►

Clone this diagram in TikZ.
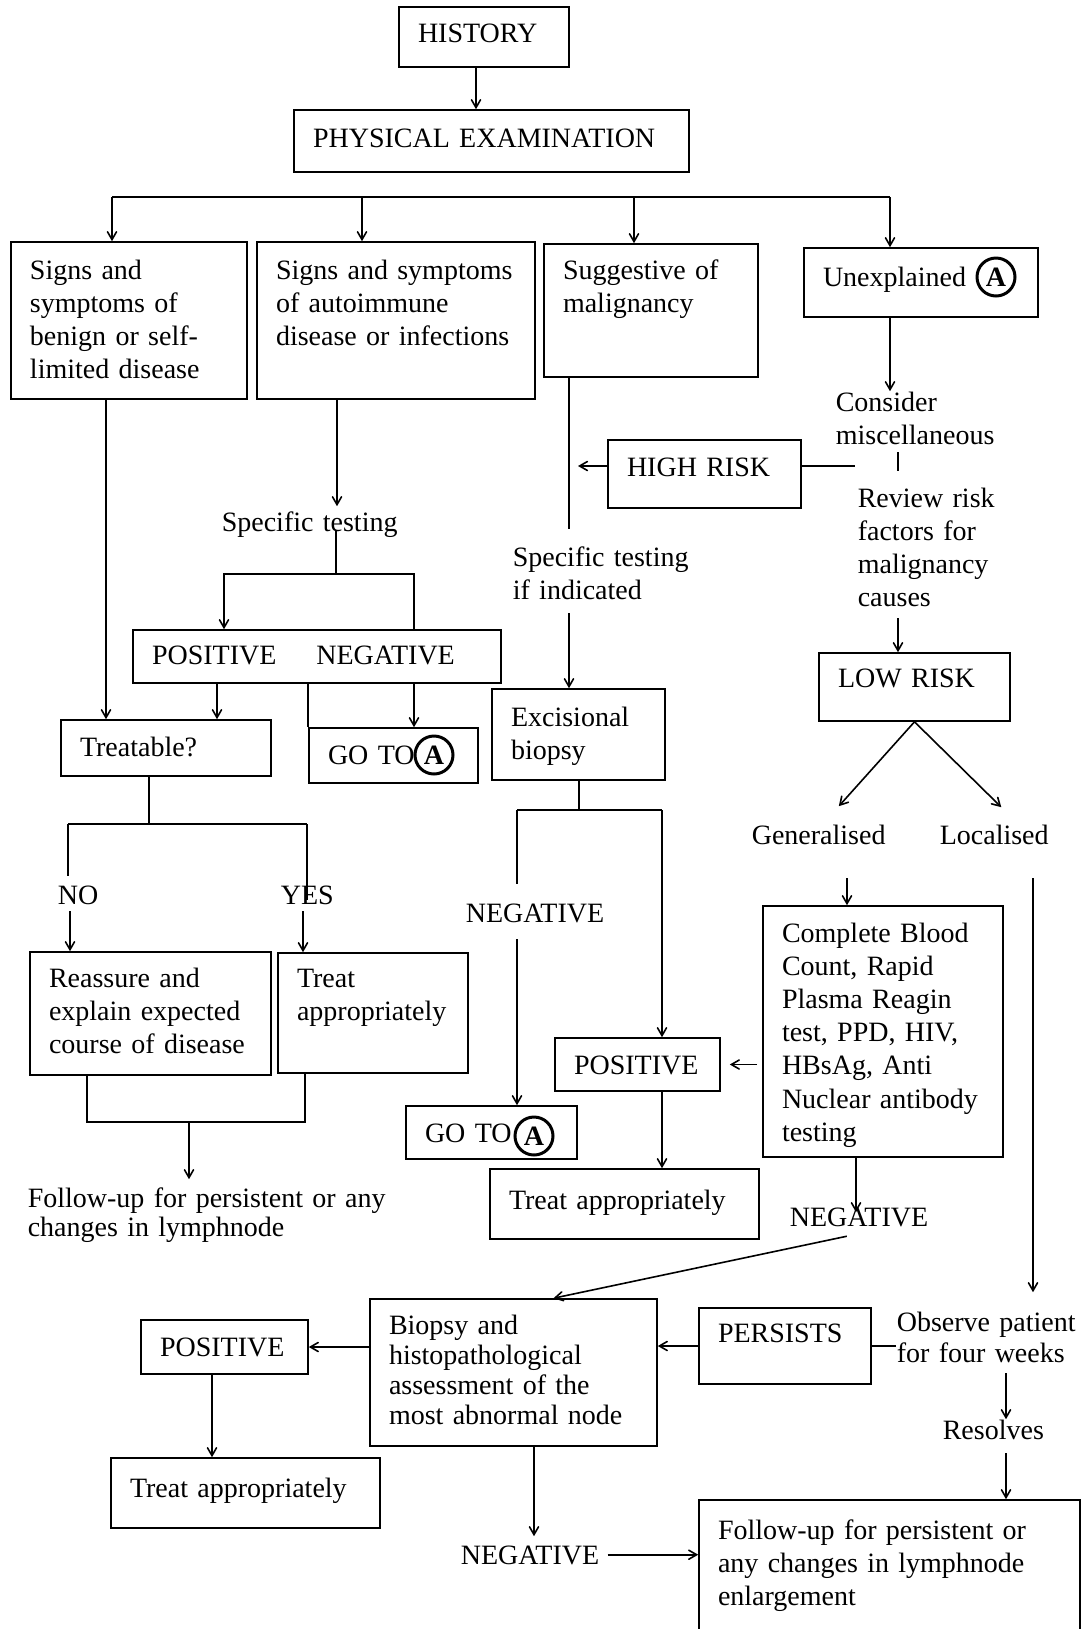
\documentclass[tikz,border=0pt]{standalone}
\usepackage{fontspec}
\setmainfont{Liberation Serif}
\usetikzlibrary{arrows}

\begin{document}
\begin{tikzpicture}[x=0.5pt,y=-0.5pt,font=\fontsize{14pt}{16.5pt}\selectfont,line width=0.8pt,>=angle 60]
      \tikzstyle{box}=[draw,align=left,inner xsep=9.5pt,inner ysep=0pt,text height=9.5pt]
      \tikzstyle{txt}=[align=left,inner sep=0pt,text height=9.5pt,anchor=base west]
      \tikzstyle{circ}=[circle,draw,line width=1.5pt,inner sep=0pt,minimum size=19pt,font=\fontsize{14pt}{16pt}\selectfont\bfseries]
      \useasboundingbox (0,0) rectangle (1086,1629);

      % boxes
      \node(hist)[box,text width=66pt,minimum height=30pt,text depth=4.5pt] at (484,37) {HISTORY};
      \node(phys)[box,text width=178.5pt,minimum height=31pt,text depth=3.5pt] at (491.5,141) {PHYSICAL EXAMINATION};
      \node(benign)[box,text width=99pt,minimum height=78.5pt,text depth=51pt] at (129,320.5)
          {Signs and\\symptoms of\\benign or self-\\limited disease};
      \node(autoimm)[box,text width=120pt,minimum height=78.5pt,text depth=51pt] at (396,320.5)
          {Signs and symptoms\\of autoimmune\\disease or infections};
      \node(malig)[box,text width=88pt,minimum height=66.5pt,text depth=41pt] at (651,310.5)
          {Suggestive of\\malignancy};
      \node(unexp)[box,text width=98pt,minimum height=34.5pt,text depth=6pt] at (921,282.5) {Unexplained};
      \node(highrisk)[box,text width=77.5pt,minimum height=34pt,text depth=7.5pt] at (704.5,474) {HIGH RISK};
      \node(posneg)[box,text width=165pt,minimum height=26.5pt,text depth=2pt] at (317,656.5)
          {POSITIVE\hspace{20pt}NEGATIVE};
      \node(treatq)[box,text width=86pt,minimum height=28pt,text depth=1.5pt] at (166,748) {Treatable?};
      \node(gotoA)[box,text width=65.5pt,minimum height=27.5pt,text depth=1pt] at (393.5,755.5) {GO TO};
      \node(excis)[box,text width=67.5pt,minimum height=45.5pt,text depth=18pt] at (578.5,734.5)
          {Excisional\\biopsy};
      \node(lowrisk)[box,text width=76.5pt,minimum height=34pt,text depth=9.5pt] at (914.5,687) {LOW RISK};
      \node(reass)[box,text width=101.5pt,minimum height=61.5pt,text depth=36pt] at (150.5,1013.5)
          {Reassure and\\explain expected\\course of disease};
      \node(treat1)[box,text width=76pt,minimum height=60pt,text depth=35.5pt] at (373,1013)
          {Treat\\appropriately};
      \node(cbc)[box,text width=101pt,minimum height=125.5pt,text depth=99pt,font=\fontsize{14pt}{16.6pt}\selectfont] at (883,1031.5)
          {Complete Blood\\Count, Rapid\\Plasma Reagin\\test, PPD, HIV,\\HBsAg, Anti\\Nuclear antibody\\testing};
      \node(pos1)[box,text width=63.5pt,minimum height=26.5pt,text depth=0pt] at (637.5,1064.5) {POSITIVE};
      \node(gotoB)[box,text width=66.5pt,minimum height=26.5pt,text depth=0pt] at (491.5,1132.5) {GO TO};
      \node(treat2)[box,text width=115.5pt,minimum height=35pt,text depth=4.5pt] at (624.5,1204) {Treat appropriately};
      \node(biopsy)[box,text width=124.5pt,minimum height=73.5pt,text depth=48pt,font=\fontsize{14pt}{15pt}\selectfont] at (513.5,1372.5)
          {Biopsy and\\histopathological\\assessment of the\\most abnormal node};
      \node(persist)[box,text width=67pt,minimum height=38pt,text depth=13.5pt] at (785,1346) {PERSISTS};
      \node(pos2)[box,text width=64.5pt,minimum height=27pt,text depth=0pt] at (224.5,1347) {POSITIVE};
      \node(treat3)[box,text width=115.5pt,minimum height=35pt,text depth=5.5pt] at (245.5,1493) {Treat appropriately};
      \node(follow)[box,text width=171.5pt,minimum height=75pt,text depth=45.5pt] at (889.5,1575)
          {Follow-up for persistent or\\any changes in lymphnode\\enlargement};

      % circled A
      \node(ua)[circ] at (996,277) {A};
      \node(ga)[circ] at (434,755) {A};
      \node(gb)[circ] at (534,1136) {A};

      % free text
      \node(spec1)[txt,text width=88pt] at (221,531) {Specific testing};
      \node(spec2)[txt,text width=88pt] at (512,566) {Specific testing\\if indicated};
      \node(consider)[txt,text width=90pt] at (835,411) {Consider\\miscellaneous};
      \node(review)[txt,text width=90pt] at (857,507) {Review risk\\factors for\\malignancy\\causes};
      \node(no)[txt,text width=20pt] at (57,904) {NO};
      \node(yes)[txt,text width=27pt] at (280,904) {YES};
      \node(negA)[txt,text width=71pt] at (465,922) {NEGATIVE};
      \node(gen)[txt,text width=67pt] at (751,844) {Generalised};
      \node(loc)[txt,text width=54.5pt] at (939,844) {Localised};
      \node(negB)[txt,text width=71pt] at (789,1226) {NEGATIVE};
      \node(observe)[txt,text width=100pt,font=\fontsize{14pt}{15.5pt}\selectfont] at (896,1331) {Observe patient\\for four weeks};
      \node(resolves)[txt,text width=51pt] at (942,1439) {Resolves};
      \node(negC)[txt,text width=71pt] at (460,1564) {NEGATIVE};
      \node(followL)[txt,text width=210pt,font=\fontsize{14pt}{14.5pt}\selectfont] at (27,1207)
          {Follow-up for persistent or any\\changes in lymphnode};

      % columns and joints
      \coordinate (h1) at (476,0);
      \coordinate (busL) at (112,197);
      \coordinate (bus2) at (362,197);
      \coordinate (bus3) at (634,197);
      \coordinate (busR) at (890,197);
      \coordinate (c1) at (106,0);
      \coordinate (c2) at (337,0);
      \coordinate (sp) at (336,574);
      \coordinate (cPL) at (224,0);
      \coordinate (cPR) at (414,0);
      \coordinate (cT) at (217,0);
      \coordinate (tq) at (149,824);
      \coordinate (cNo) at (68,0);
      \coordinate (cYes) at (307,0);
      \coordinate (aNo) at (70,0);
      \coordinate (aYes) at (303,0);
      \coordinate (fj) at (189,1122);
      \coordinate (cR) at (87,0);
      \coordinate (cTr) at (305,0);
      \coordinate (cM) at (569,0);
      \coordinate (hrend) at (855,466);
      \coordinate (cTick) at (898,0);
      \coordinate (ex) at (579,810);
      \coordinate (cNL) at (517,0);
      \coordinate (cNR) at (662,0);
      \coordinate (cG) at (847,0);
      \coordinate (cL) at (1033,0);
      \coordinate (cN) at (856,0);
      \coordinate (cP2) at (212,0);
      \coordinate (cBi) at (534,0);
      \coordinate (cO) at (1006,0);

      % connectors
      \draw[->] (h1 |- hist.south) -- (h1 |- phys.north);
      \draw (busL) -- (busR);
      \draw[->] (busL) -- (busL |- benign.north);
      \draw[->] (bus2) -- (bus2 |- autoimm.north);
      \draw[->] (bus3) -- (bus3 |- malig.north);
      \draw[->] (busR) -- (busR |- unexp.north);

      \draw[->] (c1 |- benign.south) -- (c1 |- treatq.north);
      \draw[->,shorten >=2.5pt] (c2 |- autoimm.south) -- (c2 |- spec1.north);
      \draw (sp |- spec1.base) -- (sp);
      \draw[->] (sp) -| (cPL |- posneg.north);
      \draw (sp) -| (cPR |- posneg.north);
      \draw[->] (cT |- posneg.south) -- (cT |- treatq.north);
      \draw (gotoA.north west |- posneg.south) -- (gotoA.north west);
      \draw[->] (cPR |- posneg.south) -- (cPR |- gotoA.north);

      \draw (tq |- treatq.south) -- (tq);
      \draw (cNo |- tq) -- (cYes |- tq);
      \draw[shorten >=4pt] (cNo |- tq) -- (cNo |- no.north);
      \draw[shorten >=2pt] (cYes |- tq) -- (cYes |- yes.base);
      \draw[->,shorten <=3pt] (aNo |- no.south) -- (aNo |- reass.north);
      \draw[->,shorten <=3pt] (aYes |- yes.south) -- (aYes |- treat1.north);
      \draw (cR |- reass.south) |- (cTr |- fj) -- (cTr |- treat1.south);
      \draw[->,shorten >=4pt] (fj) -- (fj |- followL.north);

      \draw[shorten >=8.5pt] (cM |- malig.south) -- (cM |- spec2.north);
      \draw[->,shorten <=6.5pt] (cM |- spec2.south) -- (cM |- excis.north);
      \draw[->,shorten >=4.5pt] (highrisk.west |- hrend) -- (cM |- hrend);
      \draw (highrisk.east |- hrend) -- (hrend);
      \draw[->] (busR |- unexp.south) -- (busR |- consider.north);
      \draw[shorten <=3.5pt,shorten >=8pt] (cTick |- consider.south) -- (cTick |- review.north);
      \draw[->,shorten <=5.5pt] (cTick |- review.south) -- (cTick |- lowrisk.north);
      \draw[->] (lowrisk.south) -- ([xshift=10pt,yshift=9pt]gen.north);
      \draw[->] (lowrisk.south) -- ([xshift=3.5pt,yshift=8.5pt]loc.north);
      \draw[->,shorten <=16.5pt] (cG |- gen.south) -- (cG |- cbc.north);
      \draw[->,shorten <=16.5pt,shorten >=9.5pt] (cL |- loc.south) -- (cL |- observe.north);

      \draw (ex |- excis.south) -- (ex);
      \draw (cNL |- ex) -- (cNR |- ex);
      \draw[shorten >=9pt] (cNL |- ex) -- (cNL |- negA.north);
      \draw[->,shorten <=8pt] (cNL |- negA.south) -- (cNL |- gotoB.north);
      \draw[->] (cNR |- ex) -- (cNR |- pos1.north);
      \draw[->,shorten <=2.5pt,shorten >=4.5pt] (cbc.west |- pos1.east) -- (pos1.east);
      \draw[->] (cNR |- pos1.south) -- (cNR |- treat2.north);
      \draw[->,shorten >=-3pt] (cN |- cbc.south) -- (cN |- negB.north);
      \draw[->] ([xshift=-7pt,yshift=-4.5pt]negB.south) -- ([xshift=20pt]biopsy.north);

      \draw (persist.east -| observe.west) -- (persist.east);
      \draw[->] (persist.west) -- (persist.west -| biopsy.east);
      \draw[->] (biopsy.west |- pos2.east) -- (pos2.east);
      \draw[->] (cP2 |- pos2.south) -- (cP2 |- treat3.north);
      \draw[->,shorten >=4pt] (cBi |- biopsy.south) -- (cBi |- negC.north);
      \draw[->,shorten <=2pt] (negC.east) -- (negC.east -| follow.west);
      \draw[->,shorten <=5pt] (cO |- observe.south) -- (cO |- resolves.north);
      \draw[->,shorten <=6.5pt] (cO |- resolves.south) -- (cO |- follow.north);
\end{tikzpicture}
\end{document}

◄

What you are asked to do:
Repeat only the lines from the beginning of the material through the line containing "(0,0) rectangle (1086,1629);", both ends kept, leaving pictures out.

Result:
Clone this diagram in TikZ.
\documentclass[tikz,border=0pt]{standalone}
\usepackage{fontspec}
\setmainfont{Liberation Serif}
\usetikzlibrary{arrows}

\begin{document}
\begin{tikzpicture}[x=0.5pt,y=-0.5pt,font=\fontsize{14pt}{16.5pt}\selectfont,line width=0.8pt,>=angle 60]
      \tikzstyle{box}=[draw,align=left,inner xsep=9.5pt,inner ysep=0pt,text height=9.5pt]
      \tikzstyle{txt}=[align=left,inner sep=0pt,text height=9.5pt,anchor=base west]
      \tikzstyle{circ}=[circle,draw,line width=1.5pt,inner sep=0pt,minimum size=19pt,font=\fontsize{14pt}{16pt}\selectfont\bfseries]
      \useasboundingbox (0,0) rectangle (1086,1629);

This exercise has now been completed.